TELEVISION cults are beginning to proliferate. Otherwise-normal adults tend to get soppy about the ''Golden Age'' of television drama. Sid Caesar and the ''Your Show of Shows'' gang are terribly fashionable these days. The earlier ''I Love Lucy'' series are beginning to take on the sheen of Charlie Chaplin shorts. In the popular arts, appreciation deepens with time.

But the birth of one television cult has been almost spontaneous. It involved a man named Ernie Kovacs, who in some ways was the medium's first incredible hulk. He projected a big, albeit benign, image, topped with a mass of dark hair and a formidable mustache. He usually carried a large cigar. When not in comic character, his personality was relentlessly deadpan, sometimes verging on grumpiness. But he had a talent for wacky visual comedy, for using props in the most unexpected ways. He took television and made it his personal comedy tool. Twenty years after his death in a car accident, he remains, with good reason, a genuine cult figure.

About five years ago, an Ernie Kovacs retrospective series, which had been very popular on college campuses, appeared on public television. Now, Showtime, a pay-television cable organization, is presenting a new 90-minute documentary entitled ''Ernie Kovacs: Television's Original Genius,'' a combination of sketchy but candid biography and representative clips from his shows. The program can be seen tonight at 8:30 by viewers linked to a Showtime channel.

The executive producers of the program are Edie Adams, Mr. Kovacs's performing assistant and his second wife, and John Barbour, currently with television's ''Real People.'' Mr. Barbour, who also gets producing and writing credits, interviews a number of prominent Kovacs fans, among them Steve Allen, Chevy Chase, Jack Lemmon and Robert Wagner.

Some of this material is a bit more provocative than may have been anticipated. Mr. Allen, for instance, bristles when it is suggested that his writers back in the 1950's may have been cribbing routines from the Kovacs show. But most of the chatter is in the category of standard testimonial. Mr. Chase claims to have been very influenced by Mr. Kovacs, whom he thanked posthumously when he won an Emmy Award for ''Saturday Night Live.'' Miss Adams and one of Mr. Kovacs daughters offer more personal reminiscences of a man who, despite many private problems, was evidently very special.

There is talk about his drinking and gambling habits, about his enormous debts, about his bouts of depression. But in the end, there is his comic material, which holds up incredibly well. The excerpts begin with his initiation days on small stations in Trenton and Philadelphia. Viewers were startled and delighted by what was supposed to be a cooking expert but turned out to be a strange man who liked to beat up, literally punch, heads of iceberg lettuce. That was around 1950, and Mr. Kovacs was demonstrating that audiences would watch television early in the morning. NBC soon came up with the idea for its ''Today'' show.
Moving to New York, Mr. Kovacs settled in for a decade that would see him doing everything from his own comedy format to a game show that was so off the wall that it left contestants and panelists hopelessly confused. During this time, he created his most memorable characters and routines, including Percy Dovetonsils, the esthete with the pursed-lips giggle, and the Nairobi Trio, a group of ponderously musical gorillas.

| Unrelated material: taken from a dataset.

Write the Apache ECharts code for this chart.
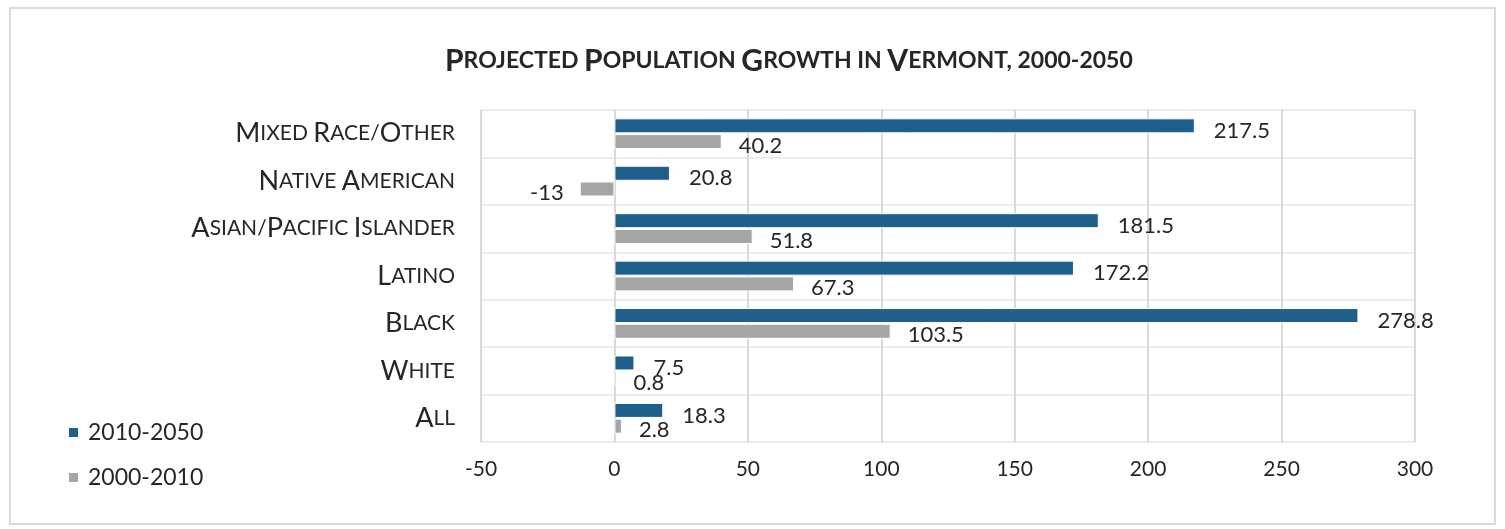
<!DOCTYPE html>
<html><head><meta charset="utf-8">
<script src="https://cdn.jsdelivr.net/npm/echarts@6/dist/echarts.min.js"></script>
<style>html,body{margin:0;padding:0;background:#fff}#c{width:1505px;height:529px}</style>
</head><body><div id="c"></div>
<script>
const categories = ['All','White','Black','Latino','Asian/Pacific Islander','Native American','Mixed Race/Other'];
const s2010_2050 = [18.3, 7.5, 278.8, 172.2, 181.5, 20.8, 217.5];
const s2000_2010 = [2.8, 0.8, 103.5, 67.3, 51.8, -13, 40.2];
const xTicks = [-50, 0, 50, 100, 150, 200, 250, 300];

const FONT = 'Lato';
function smallCaps(str, big, small) {
  let out = '';
  const words = str.split(' ');
  words.forEach((w, wi) => {
    let buf = '', mode = null;
    const flush = () => { if (buf) { out += '{' + mode + '|' + buf + '}'; buf = ''; } };
    for (const ch of w) {
      const isUpper = ch !== ch.toLowerCase() && ch === ch.toUpperCase();
      const m = isUpper ? big : small;
      if (m !== mode) { flush(); mode = m; }
      buf += ch.toUpperCase();
    }
    if (wi < words.length - 1) buf += ' ';
    flush();
  });
  return out;
}

const chart = echarts.init(document.getElementById('c'), null, {renderer: 'canvas'});
const labelStyle = {color: '#262626', fontFamily: FONT, fontSize: 22};
chart.setOption({
  animation: false,
  backgroundColor: '#fff',
  graphic: [{type: 'rect', shape: {x: 10, y: 8, width: 1485, height: 516}, style: {fill: 'none', stroke: '#d9d9d9', lineWidth: 2}, silent: true}],
  title: {
    text: smallCaps('Projected Population Growth in Vermont, 2000-2050', 'b', 's'),
    left: 440, top: 41,
    textStyle: {
      rich: {
        b: {fontFamily: FONT, fontWeight: 'bold', fontSize: 30, color: '#262626'},
        s: {fontFamily: FONT, fontWeight: 'bold', fontSize: 23, color: '#262626'}
      }
    }
  },
  legend: {
    orient: 'vertical', left: 62, top: 416, itemGap: 22,
    itemWidth: 11, itemHeight: 11, icon: 'rect',
    data: ['2010-2050', '2000-2010'],
    textStyle: {fontFamily: FONT, fontSize: 23, color: '#262626', padding: [0,0,0,4]}
  },
  grid: {left: 481, right: 90, top: 110, bottom: 87, containLabel: false},
  xAxis: {
    type: 'value', min: -50, max: 300, interval: 50,
    axisLine: {show: false}, axisTick: {show: false},
    splitLine: {lineStyle: {color: '#d9d9d9', width: 2}},
    axisLabel: {fontFamily: FONT, fontSize: 21, color: '#262626', margin: 17,
      formatter: v => xTicks.includes(v) ? String(v) : ''}
  },
  yAxis: {
    type: 'category', data: categories,
    axisLine: {show: false},
    axisTick: {show: false},
    splitLine: {show: true, lineStyle: {color: '#e9edec', width: 2}},
    axisLabel: {
      margin: 26,
      formatter: v => smallCaps(v, 'b', 's'),
      rich: {
        b: {fontFamily: FONT, fontSize: 27, color: '#262626'},
        s: {fontFamily: FONT, fontSize: 21, color: '#262626'}
      }
    }
  },
  series: [
    {
      name: '2010-2050', type: 'bar', data: s2010_2050,
      barWidth: 15, barGap: '5%',
      itemStyle: {color: '#1f5f8b', borderColor: '#fff', borderWidth: 1},
      label: Object.assign({show: true, position: 'right', distance: 19, offset: [0, 5]}, labelStyle)
    },
    {
      name: '2000-2010', type: 'bar', data: s2000_2010.map(v => v < 0 ? {value: v, label: {position: 'left', distance: 16}} : v),
      barWidth: 15, barGap: '5%',
      itemStyle: {color: '#a5a5a5', borderColor: '#fff', borderWidth: 1},
      label: Object.assign({show: true, position: 'right', distance: 17, offset: [0, 4]}, labelStyle)
    }
  ]
});
</script></body></html>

At the same time, there were the sketches with office furniture and equipment suddenly coming to rhythmic life as the song ''Jealousy'' played on the soundtrack. Or there was the Volkswagen collapsing through the street pavement as the salesman rested his hand on the hood. Or there was Eugene, who in an Emmy Award-winning half hour, didn't utter a word as he kissed statues that instantly disintegrated or read books that emitted strange sound effects.

The material survives brilliantly. Any opportunity to see it again is always appreciated, though this particular showcase has its flaws. Some of the material is pointless, most notably the inclusion of Robert Wagner, whose connections with Mr. Kovacs seem to have been minimal. And some of the material is questionable, particularly a warm closing tribute to Miss Adams. She certainly deserves praise for salvaging her late husband's tapes and paying off his debts, but the time and appropriate place would hardly seem to be a show in which she herself serves as executive producer. But, minor objections aside, there is the sight of Ernie Kovacs. That is enough to keep any cult thriving.